• Directions
In the listing below, find every line containing "matplotlib" and copy it out.

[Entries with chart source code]
◇ ◇ ◇ ◇ ◇
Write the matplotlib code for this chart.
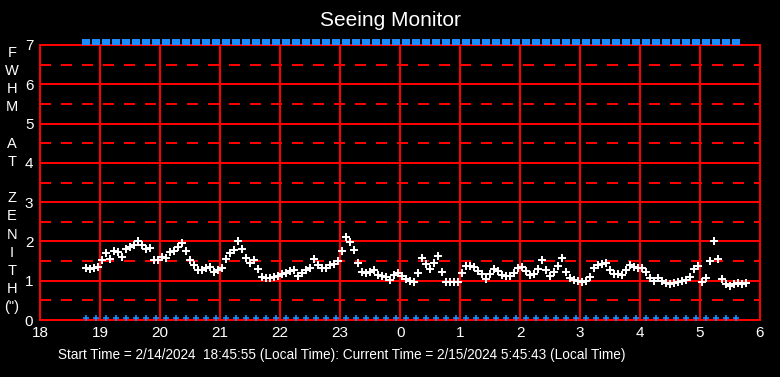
import matplotlib
matplotlib.use("Agg")
import matplotlib.pyplot as plt
import numpy as np

plt.rcParams['lines.scale_dashes'] = False
plt.rcParams['font.family'] = ['Liberation Sans', 'DejaVu Sans']

# FWHM samples, every 4 minutes starting 18:46 (minutes after 18:00)
fwhm_start_min = 46
fwhm_step_min = 4
fwhm_vals = [
    1.33, 1.30, 1.32, 1.36, 1.54, 1.71, 1.56, 1.76, 1.74, 1.60,
    1.80, 1.86, 1.92, 2.02, 1.90, 1.82, 1.84, 1.54, 1.52, 1.60,
    1.57, 1.74, 1.76, 1.85, 1.97, 1.75, 1.54, 1.40, 1.28, 1.27,
    1.32, 1.34, 1.22, 1.28, 1.33, 1.55, 1.70, 1.78, 2.02, 1.82,
    1.58, 1.46, 1.53, 1.29, 1.10, 1.07, 1.08, 1.09, 1.13, 1.17,
    1.19, 1.24, 1.28, 1.13, 1.20, 1.27, 1.32, 1.56, 1.40, 1.32,
    1.33, 1.40, 1.43, 1.50, 1.75, 2.12, 1.98, 1.78, 1.46, 1.22,
    1.20, 1.21, 1.28, 1.15, 1.12, 1.10, 1.02, 1.15, 1.20, 1.12,
    1.05, 0.99, 0.98, 1.20, 1.58, 1.42, 1.30, 1.45, 1.62, 1.22,
    0.98, 0.96, 0.97, 0.96, 1.20, 1.37, 1.38, 1.35, 1.26, 1.18,
    1.05, 1.18, 1.30, 1.25, 1.14, 1.12, 1.12, 1.20, 1.33, 1.34,
    1.25, 1.15, 1.18, 1.29, 1.53, 1.28, 1.13, 1.22, 1.37, 1.57,
    1.22, 1.06, 1.01, 1.00, 0.97, 1.00, 1.10, 1.33, 1.40, 1.43,
    1.46, 1.28, 1.18, 1.17, 1.15, 1.27, 1.40, 1.35, 1.33, 1.32,
    1.22, 1.08, 1.00, 1.08, 1.00, 0.93, 0.92, 0.95, 0.98, 1.00,
    1.03, 1.10, 1.30, 1.37, 0.97, 1.06, 1.50, 2.00, 1.55, 1.05,
    0.92, 0.87, 0.92, 0.93, 0.92, 0.94,
]

# status markers, every 10 minutes
status_start_min = 46
status_end_min = 696
status_step_min = 10
top_level = 7.07
bottom_level = 0.05

xtick_labels = ["18", "19", "20", "21", "22", "23", "0", "1", "2", "3", "4", "5", "6"]
ylabel_chars = ["F", "W", "H", "M", "", "A", "T", "", "Z", "E", "N", "I", "T", "H", "(\")"]

fwhm_hours = (fwhm_start_min + fwhm_step_min * np.arange(len(fwhm_vals))) / 60.0
status_hours = np.arange(status_start_min, status_end_min + 1, status_step_min) / 60.0

fig = plt.figure(figsize=(7.8, 3.77), dpi=100, facecolor="black")
ax = fig.add_axes([40.3 / 780, 57 / 377, 719.7 / 780, 275 / 377])
ax.set_facecolor("black")
ax.set_xlim(0, 12)
ax.set_ylim(0, 7)

red = "#ff0000"
for y in range(1, 7):
    ax.axhline(y, color=red, lw=1.3, antialiased=False, zorder=1)
for y in np.arange(0.5, 7, 1.0):
    ax.axhline(y, color=red, lw=1.3, ls=(0, (7.2, 7.2)), antialiased=False, zorder=1)
for x in range(1, 12):
    ax.axvline(x, color=red, lw=1.3, antialiased=False, zorder=1)
for s in ax.spines.values():
    s.set_color(red)
    s.set_linewidth(1.3)
    s.set_antialiased(False)

ax.plot(fwhm_hours, fwhm_vals, ls="none", marker="+", ms=6, mew=1.4,
        color="white", zorder=3)

blue = "#1a8cff"
rect = [(-1, -0.6), (1, -0.6), (1, 0.6), (-1, 0.6), (-1, -0.6)]
ax.plot(status_hours, [top_level] * len(status_hours), ls="none", marker=rect,
        ms=6.3, mew=0, color=blue, clip_on=False, zorder=4)
ax.plot(status_hours, [bottom_level] * len(status_hours), ls="none", marker="+",
        ms=5, mew=1.2, color=blue, clip_on=False, zorder=4)

ax.set_xticks(range(13))
ax.set_xticklabels(xtick_labels)
ax.set_yticks(range(8))
ax.tick_params(length=0, colors="white", labelsize=11)
ax.tick_params(axis="x", pad=4)
ax.tick_params(axis="y", pad=5)

fig.text(0.5, 1 - 21 / 377, "Seeing Monitor", color="white", fontsize=15,
         ha="center", va="center")
fig.text(12 / 780, 1 - 180 / 377, "\n".join(ylabel_chars), color="white",
         fontsize=10.5, ha="center", va="center", linespacing=1.38)
fig.text(342 / 780, 1 - 355 / 377,
         "Start Time = 2/14/2024  18:45:55 (Local Time): Current Time = 2/15/2024 5:45:43 (Local Time)",
         color="white", fontsize=9.8, ha="center", va="center")

fig.savefig("out.png", dpi=100, facecolor="black")
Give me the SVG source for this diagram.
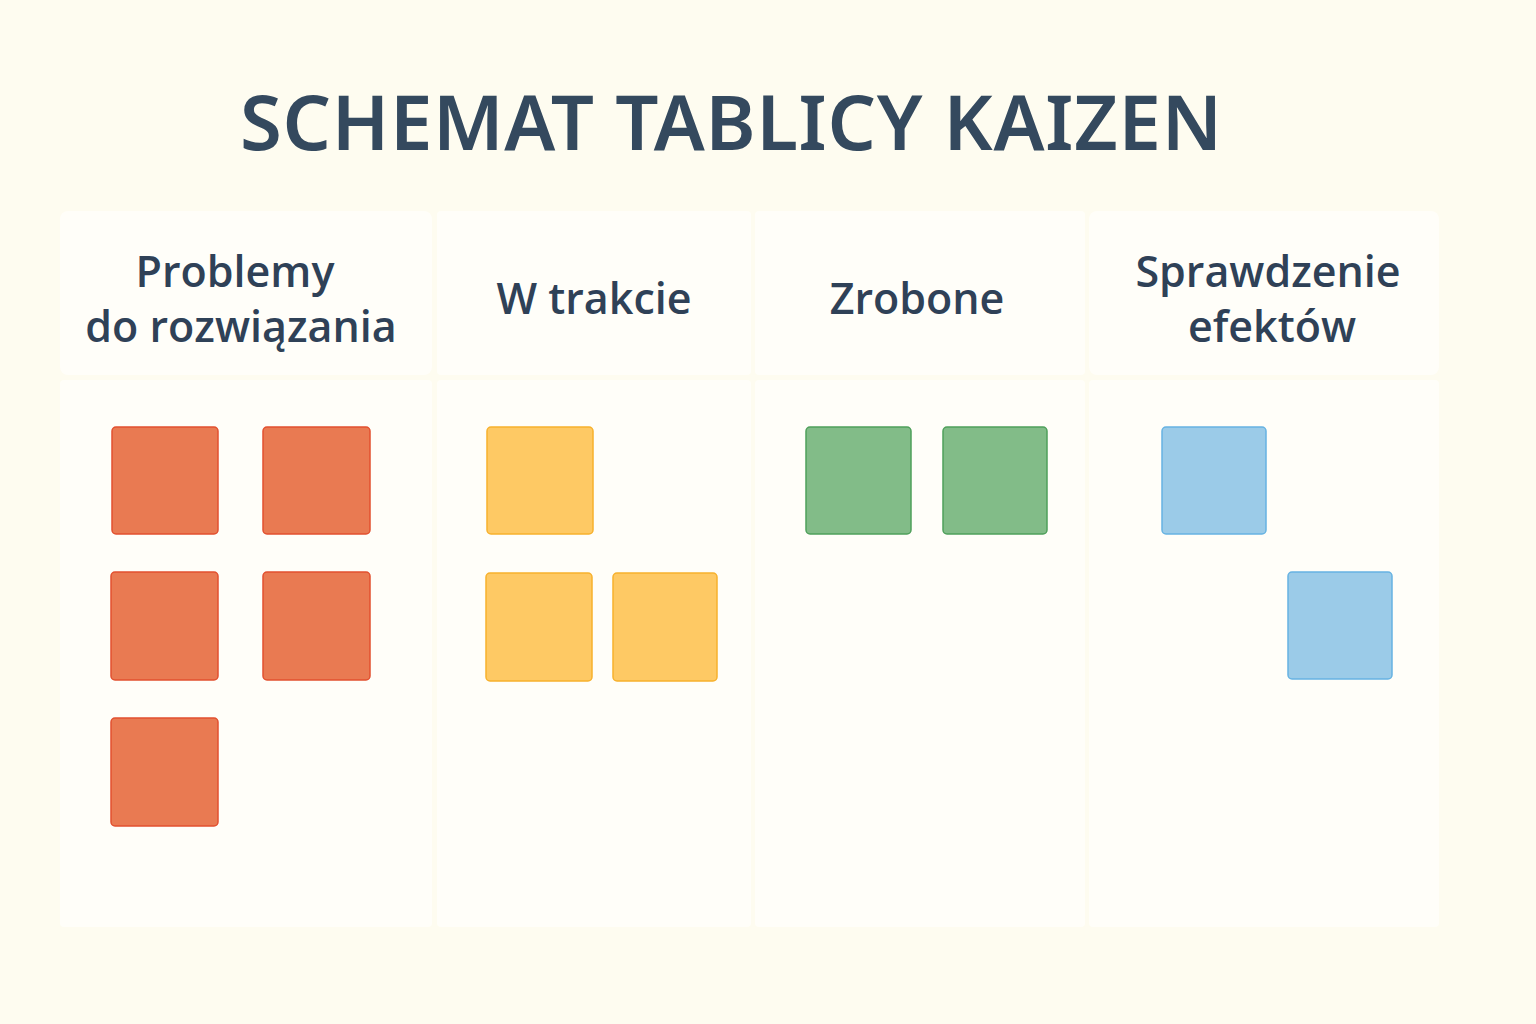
<svg xmlns="http://www.w3.org/2000/svg" width="1536" height="1024" viewBox="0 0 1536 1024">
<style>
.panel{fill:#FFFEF9}
.title{font-family:"Noto Sans","DejaVu Sans",sans-serif;font-weight:600;font-size:76px;fill:#34495E}
.hdr{font-family:"Open Sans","Noto Sans",sans-serif;font-weight:600;font-size:43px;fill:#2F4157;text-anchor:middle}
.red{fill:#E97A52;stroke:#E2502F;stroke-width:1.5}
.yel{fill:#FEC964;stroke:#F7B12D;stroke-width:1.5}
.grn{fill:#82BC88;stroke:#4FA05B;stroke-width:1.5}
.blu{fill:#9BCBE8;stroke:#67B3E2;stroke-width:1.5}
</style>
<rect width="1536" height="1024" fill="#FEFCF0"/>
<text class="title" x="240" y="150" textLength="982" lengthAdjust="spacing">SCHEMAT TABLICY KAIZEN</text>

<g id="col1">
<rect class="panel" x="60" y="211" width="372" height="164" rx="8"/>
<rect class="panel" x="60" y="380" width="372" height="547" rx="4"/>
<text class="hdr" x="235" y="287">Problemy</text>
<text class="hdr" x="241" y="342">do rozwiązania</text>
</g>
<g id="col2">
<rect class="panel" x="437" y="211" width="314" height="164" rx="4"/>
<rect class="panel" x="437" y="380" width="314" height="547" rx="4"/>
<text class="hdr" x="594" y="314">W trakcie</text>
</g>
<g id="col3">
<rect class="panel" x="755" y="211" width="330" height="164" rx="4"/>
<rect class="panel" x="755" y="380" width="330" height="547" rx="4"/>
<text class="hdr" x="917" y="314">Zrobone</text>
</g>
<g id="col4">
<rect class="panel" x="1089" y="211" width="350" height="164" rx="8"/>
<rect class="panel" x="1089" y="380" width="350" height="547" rx="4"/>
<text class="hdr" x="1268" y="287">Sprawdzenie</text>
<text class="hdr" x="1272" y="342">efektów</text>
</g>

<g id="notes-red">
<rect class="red" x="112" y="427" width="106" height="107" rx="4"/>
<rect class="red" x="263" y="427" width="107" height="107" rx="4"/>
<rect class="red" x="111" y="572" width="107" height="108" rx="4"/>
<rect class="red" x="263" y="572" width="107" height="108" rx="4"/>
<rect class="red" x="111" y="718" width="107" height="108" rx="4"/>
</g>
<g id="notes-yellow">
<rect class="yel" x="487" y="427" width="106" height="107" rx="4"/>
<rect class="yel" x="486" y="573" width="106" height="108" rx="4"/>
<rect class="yel" x="613" y="573" width="104" height="108" rx="4"/>
</g>
<g id="notes-green">
<rect class="grn" x="806" y="427" width="105" height="107" rx="4"/>
<rect class="grn" x="943" y="427" width="104" height="107" rx="4"/>
</g>
<g id="notes-blue">
<rect class="blu" x="1162" y="427" width="104" height="107" rx="4"/>
<rect class="blu" x="1288" y="572" width="104" height="107" rx="4"/>
</g>
<g id="connectors"/>
</svg>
◇ ◇ ◇ ◇ ◇
• Solution for this task
Write the matplotlib code for this chart.
import matplotlib
matplotlib.use("Agg")
import matplotlib.pyplot as plt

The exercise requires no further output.